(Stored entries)
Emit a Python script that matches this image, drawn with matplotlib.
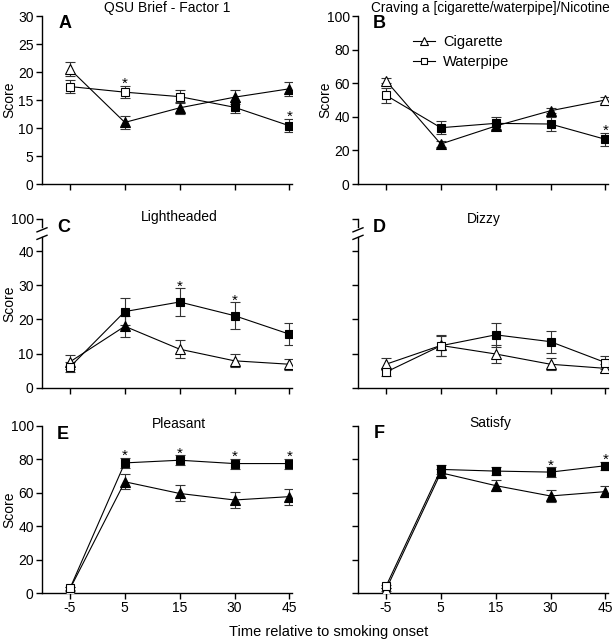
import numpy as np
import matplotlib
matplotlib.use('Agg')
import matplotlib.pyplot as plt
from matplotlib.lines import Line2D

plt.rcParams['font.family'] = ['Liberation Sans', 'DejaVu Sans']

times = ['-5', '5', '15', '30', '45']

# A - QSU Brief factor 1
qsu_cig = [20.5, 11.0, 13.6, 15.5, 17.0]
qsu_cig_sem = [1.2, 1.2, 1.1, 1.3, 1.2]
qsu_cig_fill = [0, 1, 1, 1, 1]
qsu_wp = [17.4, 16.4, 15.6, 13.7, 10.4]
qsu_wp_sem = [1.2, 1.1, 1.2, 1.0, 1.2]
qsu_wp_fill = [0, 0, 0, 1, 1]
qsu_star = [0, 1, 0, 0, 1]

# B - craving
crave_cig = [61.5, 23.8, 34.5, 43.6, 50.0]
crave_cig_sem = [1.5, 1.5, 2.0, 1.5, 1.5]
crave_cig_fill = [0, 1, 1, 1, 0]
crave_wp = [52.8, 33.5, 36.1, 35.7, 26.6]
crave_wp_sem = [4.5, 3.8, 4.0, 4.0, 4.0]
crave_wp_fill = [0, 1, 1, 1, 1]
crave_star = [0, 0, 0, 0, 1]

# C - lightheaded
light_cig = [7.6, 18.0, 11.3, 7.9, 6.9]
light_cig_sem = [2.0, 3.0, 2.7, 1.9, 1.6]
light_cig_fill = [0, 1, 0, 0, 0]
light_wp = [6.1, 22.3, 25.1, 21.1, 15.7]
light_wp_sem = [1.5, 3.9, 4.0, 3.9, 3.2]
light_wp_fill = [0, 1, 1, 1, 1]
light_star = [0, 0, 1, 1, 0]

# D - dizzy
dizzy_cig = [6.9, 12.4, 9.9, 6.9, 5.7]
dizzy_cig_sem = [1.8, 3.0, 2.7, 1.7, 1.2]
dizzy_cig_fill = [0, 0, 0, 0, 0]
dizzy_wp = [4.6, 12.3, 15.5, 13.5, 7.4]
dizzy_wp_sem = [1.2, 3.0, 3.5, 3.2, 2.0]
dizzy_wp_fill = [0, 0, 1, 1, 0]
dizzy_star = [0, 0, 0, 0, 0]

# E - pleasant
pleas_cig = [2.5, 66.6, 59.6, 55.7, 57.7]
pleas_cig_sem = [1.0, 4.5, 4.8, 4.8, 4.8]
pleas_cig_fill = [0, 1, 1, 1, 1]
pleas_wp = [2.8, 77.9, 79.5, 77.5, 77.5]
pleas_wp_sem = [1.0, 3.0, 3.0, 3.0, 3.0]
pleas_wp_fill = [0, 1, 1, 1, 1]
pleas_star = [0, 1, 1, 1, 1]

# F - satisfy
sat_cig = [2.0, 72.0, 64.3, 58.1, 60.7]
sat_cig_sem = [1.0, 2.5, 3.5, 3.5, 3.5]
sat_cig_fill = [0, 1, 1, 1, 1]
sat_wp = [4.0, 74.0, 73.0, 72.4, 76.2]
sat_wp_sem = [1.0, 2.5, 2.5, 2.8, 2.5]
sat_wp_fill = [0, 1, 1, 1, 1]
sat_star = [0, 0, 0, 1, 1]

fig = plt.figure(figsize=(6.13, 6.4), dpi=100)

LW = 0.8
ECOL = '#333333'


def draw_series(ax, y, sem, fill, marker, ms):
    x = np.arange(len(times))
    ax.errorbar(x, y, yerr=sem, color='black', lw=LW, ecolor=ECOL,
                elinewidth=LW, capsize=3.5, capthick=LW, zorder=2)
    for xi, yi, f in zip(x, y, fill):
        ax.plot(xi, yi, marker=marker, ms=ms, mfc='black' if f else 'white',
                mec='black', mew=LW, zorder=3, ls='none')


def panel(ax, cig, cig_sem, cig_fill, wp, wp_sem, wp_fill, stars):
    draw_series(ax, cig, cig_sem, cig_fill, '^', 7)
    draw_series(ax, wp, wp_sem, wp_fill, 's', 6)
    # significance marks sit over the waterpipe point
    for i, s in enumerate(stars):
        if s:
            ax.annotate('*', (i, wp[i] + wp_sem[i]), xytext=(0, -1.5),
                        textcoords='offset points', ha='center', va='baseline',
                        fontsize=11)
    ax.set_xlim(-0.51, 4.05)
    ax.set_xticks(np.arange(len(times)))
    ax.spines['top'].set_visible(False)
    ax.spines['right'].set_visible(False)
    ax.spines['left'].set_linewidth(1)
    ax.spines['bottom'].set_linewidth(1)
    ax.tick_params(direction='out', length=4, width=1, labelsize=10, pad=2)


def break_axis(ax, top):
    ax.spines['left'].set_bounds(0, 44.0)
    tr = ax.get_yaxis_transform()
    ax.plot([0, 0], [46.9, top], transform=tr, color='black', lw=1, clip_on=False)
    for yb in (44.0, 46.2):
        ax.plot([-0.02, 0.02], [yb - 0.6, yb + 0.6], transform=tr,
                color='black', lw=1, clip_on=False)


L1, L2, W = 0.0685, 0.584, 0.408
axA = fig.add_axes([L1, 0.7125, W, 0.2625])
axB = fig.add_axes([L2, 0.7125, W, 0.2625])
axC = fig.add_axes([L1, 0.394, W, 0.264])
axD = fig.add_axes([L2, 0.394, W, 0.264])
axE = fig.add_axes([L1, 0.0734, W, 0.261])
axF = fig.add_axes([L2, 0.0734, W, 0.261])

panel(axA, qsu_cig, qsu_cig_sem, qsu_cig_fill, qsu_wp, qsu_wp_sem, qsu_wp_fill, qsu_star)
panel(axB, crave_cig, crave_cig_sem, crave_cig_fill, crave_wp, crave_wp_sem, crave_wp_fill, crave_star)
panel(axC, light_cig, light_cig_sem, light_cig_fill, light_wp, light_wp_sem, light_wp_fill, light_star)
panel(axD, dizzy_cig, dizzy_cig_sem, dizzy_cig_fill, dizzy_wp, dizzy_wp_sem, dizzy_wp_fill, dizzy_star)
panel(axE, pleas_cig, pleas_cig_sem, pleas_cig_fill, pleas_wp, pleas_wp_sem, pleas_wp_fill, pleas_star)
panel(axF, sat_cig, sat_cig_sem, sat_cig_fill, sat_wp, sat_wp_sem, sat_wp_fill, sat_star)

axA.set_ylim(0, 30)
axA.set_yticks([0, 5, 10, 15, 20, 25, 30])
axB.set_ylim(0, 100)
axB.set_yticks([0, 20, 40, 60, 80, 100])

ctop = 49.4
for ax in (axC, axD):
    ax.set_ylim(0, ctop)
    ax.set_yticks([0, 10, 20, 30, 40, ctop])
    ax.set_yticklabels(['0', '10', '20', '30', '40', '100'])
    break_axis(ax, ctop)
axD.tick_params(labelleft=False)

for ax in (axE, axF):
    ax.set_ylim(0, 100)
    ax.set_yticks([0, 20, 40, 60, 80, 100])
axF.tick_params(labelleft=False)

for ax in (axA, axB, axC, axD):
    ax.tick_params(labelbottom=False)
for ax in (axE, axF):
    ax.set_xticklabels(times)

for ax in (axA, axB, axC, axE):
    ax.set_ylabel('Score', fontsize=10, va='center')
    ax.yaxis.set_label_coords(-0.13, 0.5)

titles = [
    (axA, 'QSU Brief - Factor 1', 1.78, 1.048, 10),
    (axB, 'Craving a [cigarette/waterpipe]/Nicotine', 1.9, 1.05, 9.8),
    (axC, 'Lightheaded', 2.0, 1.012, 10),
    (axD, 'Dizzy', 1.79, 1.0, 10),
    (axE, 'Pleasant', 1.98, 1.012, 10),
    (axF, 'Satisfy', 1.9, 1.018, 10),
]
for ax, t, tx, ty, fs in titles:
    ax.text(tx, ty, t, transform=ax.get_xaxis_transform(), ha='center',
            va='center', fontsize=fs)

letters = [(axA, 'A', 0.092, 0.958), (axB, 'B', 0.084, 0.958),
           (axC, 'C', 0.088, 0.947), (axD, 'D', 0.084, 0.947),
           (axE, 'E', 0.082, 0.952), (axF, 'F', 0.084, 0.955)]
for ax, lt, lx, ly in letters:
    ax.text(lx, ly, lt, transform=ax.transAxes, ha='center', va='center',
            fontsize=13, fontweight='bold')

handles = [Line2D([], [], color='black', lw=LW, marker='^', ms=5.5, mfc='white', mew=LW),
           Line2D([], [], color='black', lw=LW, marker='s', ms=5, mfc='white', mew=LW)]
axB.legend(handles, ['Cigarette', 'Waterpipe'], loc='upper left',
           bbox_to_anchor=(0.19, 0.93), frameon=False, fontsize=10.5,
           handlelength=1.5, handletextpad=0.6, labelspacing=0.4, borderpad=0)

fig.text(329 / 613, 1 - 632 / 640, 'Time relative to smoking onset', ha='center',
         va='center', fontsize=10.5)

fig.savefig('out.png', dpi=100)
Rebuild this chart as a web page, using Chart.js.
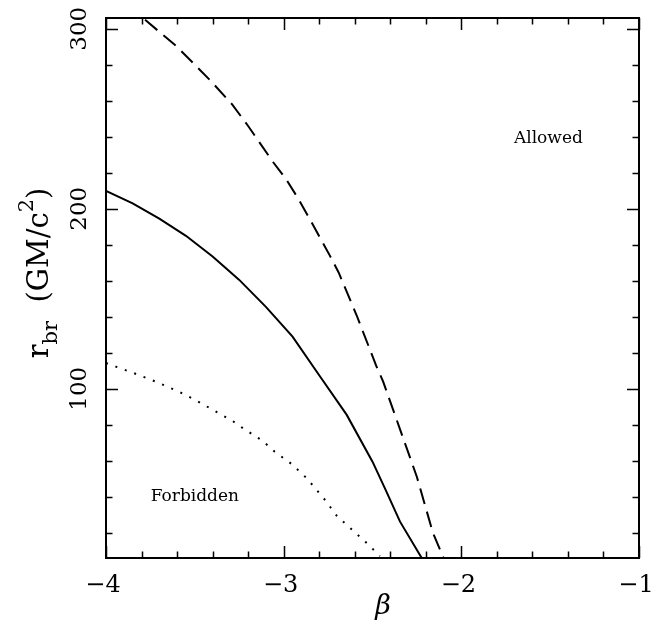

### [GOAL OF THE EXERCISE]
Reproduce only the lines of the records from the start up to and including the line that holds "qsu_star = [0, 1, 0, 0, 1]"; do not carry over any picture.

### [SOLUTION TO THE PROBLEM]
Emit a Python script that matches this image, drawn with matplotlib.
import numpy as np
import matplotlib
matplotlib.use('Agg')
import matplotlib.pyplot as plt
from matplotlib.lines import Line2D

plt.rcParams['font.family'] = ['Liberation Sans', 'DejaVu Sans']

times = ['-5', '5', '15', '30', '45']

# A - QSU Brief factor 1
qsu_cig = [20.5, 11.0, 13.6, 15.5, 17.0]
qsu_cig_sem = [1.2, 1.2, 1.1, 1.3, 1.2]
qsu_cig_fill = [0, 1, 1, 1, 1]
qsu_wp = [17.4, 16.4, 15.6, 13.7, 10.4]
qsu_wp_sem = [1.2, 1.1, 1.2, 1.0, 1.2]
qsu_wp_fill = [0, 0, 0, 1, 1]
qsu_star = [0, 1, 0, 0, 1]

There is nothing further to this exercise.